- Origin: Melbourne, Australia (early) Skopje, Macedonia (later)
- Genres: Dark folk; avant-garde; dark wave;
- Years active: 1993-2002
- Past members: (last lineup, 2000-2002) Gorazd Chapovski; Ilija Stojanovski; Biljana Volcheska; Dimitar Petrov; Zoran Origjanski;

= Kismet (band) =

Australian darkwave band

Kismet were an Australian darkwave band, formed in 1993 by Macedonian immigrant and ex-Mizar guitarist Gorazd Chapovski after that band's breakup in 1991 and his relocation to Australia shortly after.

== History ==
Kismet were formed in 1993 by Chapovski. His Mizar bandmate Ilija Stojanovski joined him on bass. The band's first three recordings were "The Fog" (an English-language remake of the Mizar song "Magla"), "Heaven in Asia" and "Sister Tonight", all featuring Australian vocalist Kerry Smith. The latter two songs were released at the end of 1993 on the Fresh Tracks Series 14 compilation in Australia, while "The Fog" remained unreleased until a 2003 reissue of Mizar's album Svjat Dreams 1762-1991, where it was incorrectly listed as the "last Mizar song". "Heaven in Asia" would be released on Macedonian Document, Step 1, a compilation of Macedonian alternative rock music, in 1994.

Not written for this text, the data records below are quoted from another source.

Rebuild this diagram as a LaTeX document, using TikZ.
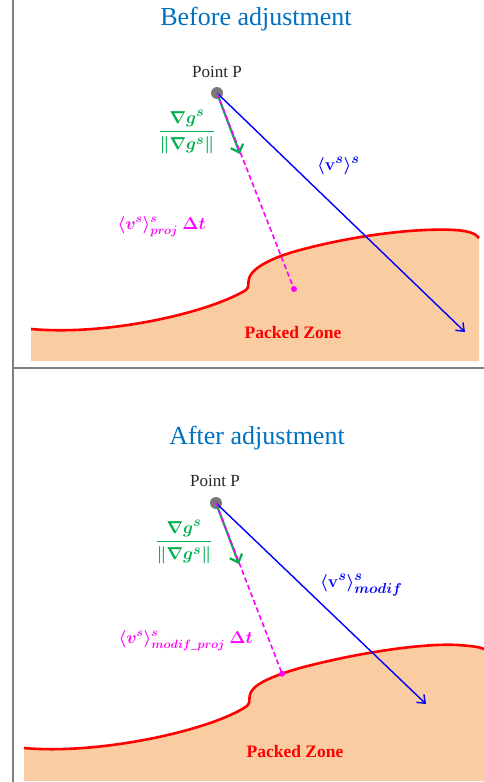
\documentclass[tikz,border=0pt]{standalone}
\usepackage{fontspec}
\setmainfont{Liberation Serif}
\usepackage{amsmath}
\DeclareMathSizes{18}{18}{14}{10}
\DeclareMathSizes{17}{17}{12.5}{9}
\usetikzlibrary{arrows.meta,intersections}
\definecolor{ttl}{RGB}{0,112,192}
\definecolor{peach}{RGB}{249,204,162}
\definecolor{grn}{RGB}{0,176,80}
\definecolor{mag}{RGB}{255,0,255}
\definecolor{framecol}{RGB}{128,128,128}
\definecolor{ptcol}{RGB}{120,120,120}
\begin{document}
\begin{tikzpicture}[x=1pt,y=-1pt,
  ttlstyle/.style={font=\fontsize{26}{30}\selectfont, text=ttl, inner sep=0pt},
  ptlabel/.style={font=\fontsize{17}{20}\selectfont, text=black!85, inner sep=0pt},
  zonelabel/.style={font=\fontsize{17.5}{20}\selectfont\bfseries, text=red, inner sep=0pt},
  mathlbl/.style={font=\fontsize{18}{21}\selectfont\boldmath, inner sep=0pt},
  projlbl/.style={font=\fontsize{17}{20}\selectfont\boldmath, text=mag, inner sep=0pt, anchor=base east},
  fraclbl/.style={font=\fontsize{18}{21}\selectfont\boldmath, text=grn, inner sep=0pt},
  velarrow/.style={blue, line width=1.4pt, -{Straight Barb[length=7pt,width=11pt]}},
  gradarrow/.style={grn, line width=2.2pt, -{Straight Barb[length=7pt,width=13pt]}},
  projline/.style={mag, line width=1.6pt, dash pattern=on 5pt off 3pt},
  redline/.style={red, line width=2.6pt},
  zonefill/.style={fill=peach, draw=none},
  pdot/.style={circle, fill=ptcol, inner sep=0pt, minimum size=12pt},
  mdot/.style={circle, fill=mag, inner sep=0pt, minimum size=6pt},
  sepline/.style={framecol, line width=1.5pt}
]
\useasboundingbox (0,0) rectangle (484,782);

% frame lines
\coordinate (VT) at (13,0);
\coordinate (VB) at (13,782);
\coordinate (HL) at (13,368);
\coordinate (HR) at (484,368);
\draw[sepline] (VT) -- (VB);
\draw[sepline] (HL) -- (HR);

% ===== Top panel =====
\fill[zonefill] (31,329) .. controls (110,336) and (210,312) .. (246,290)
  .. controls (250,287) and (247,281) .. (250,276)
  .. controls (254,268) and (270,258) .. (300,250)
  .. controls (360,234) and (420,228) .. (455,230)
  .. controls (470,231) and (476,234) .. (479,238)
  -- (479,361) -- (31,361) -- cycle;
\draw[redline] (31,329) .. controls (110,336) and (210,312) .. (246,290)
  .. controls (250,287) and (247,281) .. (250,276)
  .. controls (254,268) and (270,258) .. (300,250)
  .. controls (360,234) and (420,228) .. (455,230)
  .. controls (470,231) and (476,234) .. (479,238);

\node[ttlstyle] (T1) at (256,19) {Before adjustment};
\node[ptlabel] (PL1) at (217,72) {Point P};
\node[pdot] (P1) at (217,93) {};
\coordinate (V1) at (465,332);
\coordinate (G1) at (240,154);
\node[mdot] (M1) at (294,289) {};
\draw[velarrow] (P1.center) -- (V1);
\draw[gradarrow] (P1.center) -- (G1);
\draw[projline] (P1.center) -- (M1.center);
\node[fraclbl] (F1) at (187,132) {$\displaystyle\frac{\nabla g^s}{\|\nabla g^s\|}$};
\node[mathlbl, text=blue, anchor=base west] (VL1) at (317,170) {$\langle \mathbf{v}^s\rangle^s$};
\node[projlbl] (PR1) at (206,229) {$\langle v^s\rangle^s_{proj}\ \Delta t$};
\node[zonelabel] (Z1) at (293,333) {Packed Zone};

% ===== Bottom panel =====
\fill[zonefill] (24,748) .. controls (100,755) and (212,730) .. (247,706)
  .. controls (251,703) and (248,697) .. (251,692)
  .. controls (255,684) and (272,676) .. (300,668)
  .. controls (360,652) and (425,643) .. (458,645)
  .. controls (472,646) and (480,647) .. (484,649)
  -- (484,781) -- (24,781) -- cycle;
\draw[redline, name path=cB] (24,748) .. controls (100,755) and (212,730) .. (247,706)
  .. controls (251,703) and (248,697) .. (251,692)
  .. controls (255,684) and (272,676) .. (300,668)
  .. controls (360,652) and (425,643) .. (458,645)
  .. controls (472,646) and (480,647) .. (484,649);

\node[ttlstyle] (T2) at (257,438) {After adjustment};
\node[ptlabel] (PL2) at (215,481) {Point P};
\node[pdot] (P2) at (216,503) {};
\coordinate (V2) at (426,704);
\coordinate (G2) at (239,564);
\coordinate (RE) at (295,707);
\path[name path=rB] (P2.center) -- (RE);
\path[name intersections={of=cB and rB, by=X2}];
\draw[velarrow] (P2.center) -- (V2);
\draw[gradarrow] (P2.center) -- (G2);
\draw[projline] (P2.center) -- (X2);
\node[mdot] (M2) at (X2) {};
\node[fraclbl] (F2) at (184,542) {$\displaystyle\frac{\nabla g^s}{\|\nabla g^s\|}$};
\node[mathlbl, text=blue, anchor=base west] (VL2) at (320,587) {$\langle \mathbf{v}^s\rangle^s_{modif}$};
\node[projlbl] (PR2) at (253,643) {$\langle v^s\rangle^s_{modif\_proj}\ \Delta t$};
\node[zonelabel] (Z2) at (295,752) {Packed Zone};
\end{tikzpicture}
\end{document}
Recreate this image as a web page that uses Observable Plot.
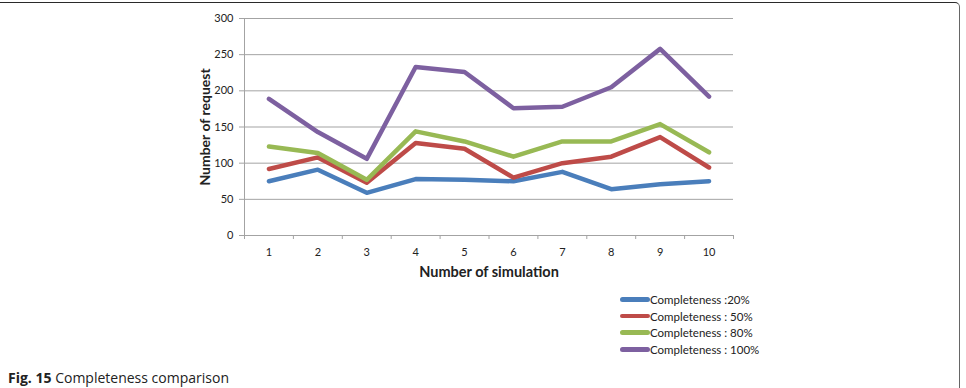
<!DOCTYPE html>
<html>
<head>
<meta charset="utf-8">
<script src="https://cdn.jsdelivr.net/npm/d3@7"></script>
<script src="https://cdn.jsdelivr.net/npm/@observablehq/plot@0.6"></script>
<style>
  html, body { margin: 0; padding: 0; background: #fff; }
  #wrap { position: relative; width: 966px; height: 388px; overflow: hidden; font-family: Lato, "Open Sans", sans-serif; }
  #frame { position: absolute; left: -10px; top: 2px; width: 970px; height: 420px;
           border-top: 1.5px solid #2a2a2a; border-right: 1.5px solid #666; border-top-right-radius: 5px; box-sizing: border-box; }
  #chart { position: absolute; left: 0; top: 0; }
  #legend { position: absolute; left: 620px; top: 291px; font-size: 11.5px; color: #222; font-family: Lato, sans-serif; }
  .row { display: flex; align-items: center; height: 16.7px; }
  .swatch { width: 30px; height: 4.5px; border-radius: 3px; }
  #caption { position: absolute; left: 8px; top: 368px; font-size: 14px; color: #222; font-family: "Open Sans", sans-serif; }
  #caption b { font-weight: 700; }
</style>
</head>
<body>
<div id="wrap">
  <div id="frame"></div>
  <div id="chart"></div>
  <div id="legend"></div>
  <div id="caption"><b>Fig. 15</b> Completeness comparison</div>
</div>
<script>
// Number of requests per simulation run, for each completeness level
const simulations = [1, 2, 3, 4, 5, 6, 7, 8, 9, 10];
const completeness20 = [75, 91, 59, 78, 77, 75, 88, 64, 71, 75];
const completeness50 = [92, 108, 73, 128, 120, 80, 100, 109, 136, 94];
const completeness80 = [123, 114, 77, 144, 130, 109, 130, 130, 154, 115];
const completeness100 = [189, 143, 106, 233, 226, 176, 178, 205, 258, 192];

const seriesNames = ["Completeness :20%", "Completeness : 50%", "Completeness : 80%", "Completeness : 100%"];
const seriesValues = [completeness20, completeness50, completeness80, completeness100];
const seriesColors = ["#4A7EBB", "#BE4B48", "#98B954", "#7D60A0"];
const yTicks = [0, 50, 100, 150, 200, 250, 300];

// long-format rows for the line mark
const rows = seriesNames.flatMap((name, i) =>
  simulations.map((s, j) => ({ series: name, simulation: s, requests: seriesValues[i][j] }))
);

// category boundaries where the x-axis tick marks sit
const boundaries = [simulations[0] - 0.5, ...simulations.map(s => s + 0.5)];

const chart = Plot.plot({
  width: 966,
  height: 290,
  marginLeft: 244,
  marginRight: 233,
  marginTop: 18,
  marginBottom: 55,
  style: { fontFamily: "Lato, 'Open Sans', sans-serif", fontSize: "11px", color: "#222", background: "transparent" },
  x: { domain: [boundaries[0], boundaries[boundaries.length - 1]] },
  y: { domain: [0, 300] },
  color: { domain: seriesNames, range: seriesColors },
  marks: [
    Plot.gridY({ ticks: yTicks, stroke: "#a3a3a3", strokeOpacity: 1 }),
    Plot.ruleY([0], { stroke: "#a3a3a3" }),
    Plot.ruleX([boundaries[0]], { stroke: "#a3a3a3" }),
    Plot.axisY({ ticks: yTicks, tickSize: 5, tickPadding: 6, stroke: "#a3a3a3", label: null }),
    Plot.axisX({ ticks: boundaries, tickSize: 4, tickFormat: () => "", stroke: "#a3a3a3", label: null }),
    Plot.axisX({ ticks: simulations, tickSize: 0, tickPadding: 13, label: null }),
    Plot.line(rows, {
      x: "simulation", y: "requests", z: "series", stroke: "series",
      strokeWidth: 4.5, strokeLinejoin: "round", strokeLinecap: "round"
    }),
    Plot.text(["Number of simulation"], {
      frameAnchor: "bottom", dy: 37, lineAnchor: "middle", textAnchor: "middle",
      fontWeight: "bold", fontSize: 14.5
    }),
    Plot.text(["Number of request"], {
      frameAnchor: "left", dx: -39, rotate: -90, lineAnchor: "middle", textAnchor: "middle",
      fontWeight: "bold", fontSize: 14
    })
  ]
});
document.getElementById("chart").appendChild(chart);

// legend: a short coloured stroke followed by the series name
const legend = d3.select("#legend");
seriesNames.forEach((name, i) => {
  const row = legend.append("div").attr("class", "row");
  row.append("div").attr("class", "swatch").style("background", seriesColors[i]);
  row.append("span").text(name);
});
</script>
</body>
</html>
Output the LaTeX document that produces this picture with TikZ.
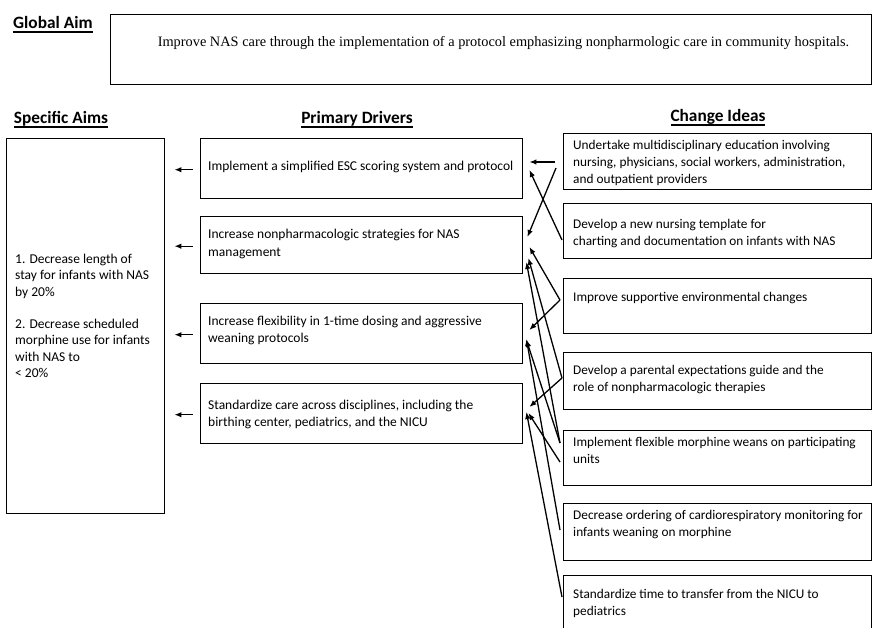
\documentclass[tikz,border=0pt]{standalone}
\usepackage{fontspec}
\setmainfont{Carlito}
\newfontfamily\glserif{Liberation Serif}
\usetikzlibrary{arrows.meta,calc}
\newcommand\hul[1]{\setbox0\hbox{#1}\rlap{\rule[-4.6pt]{\wd0}{1.3pt}}\box0}
\tikzset{
  box/.style={draw, line width=1.4pt, rectangle, inner sep=0pt, anchor=north west},
  txt/.style={anchor=north west, align=left, inner sep=0pt, font=\fontsize{13.3}{16.8}\selectfont},
  dtxt/.style={anchor=north west, align=left, inner sep=0pt, font=\fontsize{13.5}{17.5}\selectfont},
  head/.style={anchor=base, inner sep=0pt, font=\fontsize{17.3}{19}\selectfont\bfseries},
  arr/.style={-{Latex[length=7pt,width=5.5pt]}, line width=1.3pt},
}
\begin{document}
\begin{tikzpicture}[x=1pt,y=-1pt]
\useasboundingbox (0,0) rectangle (873,627);
\clip (0,0) rectangle (873,627);
% headings
\node[head, anchor=base west] (hglobal) at (13,28) {\hul{Global Aim}};
\node[head] (hspec) at (61,123) {\hul{Specific Aims}};
\node[head] (hprim) at (357,123) {\hul{Primary Drivers}};
\node[head] (hchange) at (718,121) {\hul{Change Ideas}};
% global aim
\node[box, minimum width=761pt, minimum height=70pt] (gaim) at (110,14) {};
\node[inner sep=0pt, font=\glserif\fontsize{14.35}{16}\selectfont] (gtext) at (503.5,43) {Improve NAS care through the implementation of a protocol emphasizing nonpharmologic care in community hospitals.};
% specific aims
\node[box, minimum width=158pt, minimum height=375pt] (aims) at (6,138) {};
\node[dtxt, font=\fontsize{13.5}{16.5}\selectfont] (aimstext) at (15,253.5) {1. Decrease length of\\stay for infants with NAS\\by 20\%\\[15.5pt]2. Decrease scheduled\\morphine use for infants\\with NAS to\\< 20\%};
% drivers
\node[box, minimum width=322pt, minimum height=60pt] (d1) at (200,138) {};
\node[box, minimum width=322pt, minimum height=57pt] (d2) at (200,216) {};
\node[box, minimum width=322pt, minimum height=60pt] (d3) at (200,303) {};
\node[box, minimum width=322pt, minimum height=60pt] (d4) at (200,383) {};
\node[dtxt] (d1t) at (208,161) {Implement a simplified ESC scoring system and protocol};
\node[dtxt] (d2t) at (208,229) {Increase nonpharmacologic strategies for NAS\\management};
\node[dtxt] (d3t) at (208,315.5) {Increase flexibility in 1-time dosing and aggressive\\weaning protocols};
\node[dtxt] (d4t) at (208,399.5) {Standardize care across disciplines, including the\\birthing center, pediatrics, and the NICU};
% change ideas
\node[box, minimum width=308pt, minimum height=56pt] (c1) at (563,133) {};
\node[box, minimum width=308pt, minimum height=55pt] (c2) at (563,203) {};
\node[box, minimum width=308pt, minimum height=55pt] (c3) at (563,278) {};
\node[box, minimum width=308pt, minimum height=57pt] (c4) at (563,352) {};
\node[box, minimum width=308pt, minimum height=55pt] (c5) at (563,430) {};
\node[box, minimum width=308pt, minimum height=57pt] (c6) at (563,503) {};
\node[box, minimum width=308pt, minimum height=70pt] (c7) at (563,575) {};
\node[txt] (c1t) at (573,140.5) {Undertake multidisciplinary education involving\\nursing, physicians, social workers, administration,\\and outpatient providers};
\node[txt] (c2t) at (573,219.5) {Develop a new nursing template for\\charting and documentation on infants with NAS};
\node[txt] (c3t) at (573,292.5) {Improve supportive environmental changes};
\node[txt] (c4t) at (573,365.5) {Develop a parental expectations guide and the\\role of nonpharmacologic therapies};
\node[txt] (c5t) at (573,437.5) {Implement flexible morphine weans on participating\\units};
\node[txt] (c6t) at (573,510.5) {Decrease ordering of cardiorespiratory monitoring for\\infants weaning on morphine};
\node[txt] (c7t) at (573,589.5) {Standardize time to transfer from the NICU to\\pediatrics};
% drivers -> aims
\foreach \d in {d1,d2,d3,d4}
  \draw[arr] ($(\d.west)+(-7,1)$) -- ($(\d.west -| aims.east)+(9,1)$);
% change ideas -> drivers
\draw[arr] ($(c1.north west)+(-8,29)$) -- ($(d1.north east)+(6,24)$);
\draw[arr] ($(c1.north west)+(-7,35)$) -- ($(d2.north east)+(4,21)$);
\draw[arr] ($(c2.north west)+(-1,37)$) -- ($(d1.north east)+(6,32)$);
\draw[arr] ($(c3.north west)+(-3,22)$) -- ($(d2.north east)+(6,31)$);
\draw[arr] ($(c3.north west)+(-3,22)$) -- ($(d3.north east)+(6,27)$);
\draw[arr] ($(c4.north west)+(-1,26)$) -- ($(d2.north east)+(5,42)$);
\draw[arr] ($(c4.north west)+(-1,26)$) -- ($(d4.north east)+(6,24)$);
\draw[arr] ($(c5.north west)+(-3,13)$) -- ($(d2.north east)+(3,46)$);
\draw[arr] ($(c5.north west)+(-3,13)$) -- ($(d3.north east)+(3,37)$);
\draw[arr] ($(c5.north west)+(-3,32)$) -- ($(d4.north east)+(5,30)$);
\draw[arr] ($(c6.north west)+(-3,27)$) -- ($(d3.north east)+(3,36)$);
\draw[arr] ($(c7.north west)+(-1,22)$) -- ($(d4.north east)+(3,29)$);
\end{tikzpicture}
\end{document}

The group released their first EP, Dormant Dire, in 1994, followed by a full-length, Damjan's War, in 1995. In 1997, they signed to the Tone Casualties label in the US, releasing an album, Wake Up Gods shortly after. In 1999, the group released the North Atlantic Balkan Express album, which had used working titles "The Tank" and "Black General". That year, they moved back to Macedonia, contributing two tracks to a tribute album to Mizar and coordinating the project. They got a Macedonian record deal with Avalon Produkcija, releasing the Dreaming LP in 2002.

The band broke up that year and Chapovski reconvened Mizar.

== Discography ==
- Fresh Tracks Series 14 (1993) - Kismet contributed "Heaven in Asia" and "Sister Tonight"
- Macedonian Document Step 1 (1994) - Kismet contributed "Heaven in Asia"
- Dormant Dire (1994)
- Damjan's War (1995)
- Wake Up Gods (1997)
- North Atlantic Balkan Express (1999)
- Tribute to Mizar (2001) - Kismet contributed "Dom" and "Istekuvam"
- Dreaming (2002)
- Svjat Dreams 1762-1991 (CD reissue, 2003) - Kismet contributed "The Fog"
  - Incorrectly listed as the "last song by Mizar".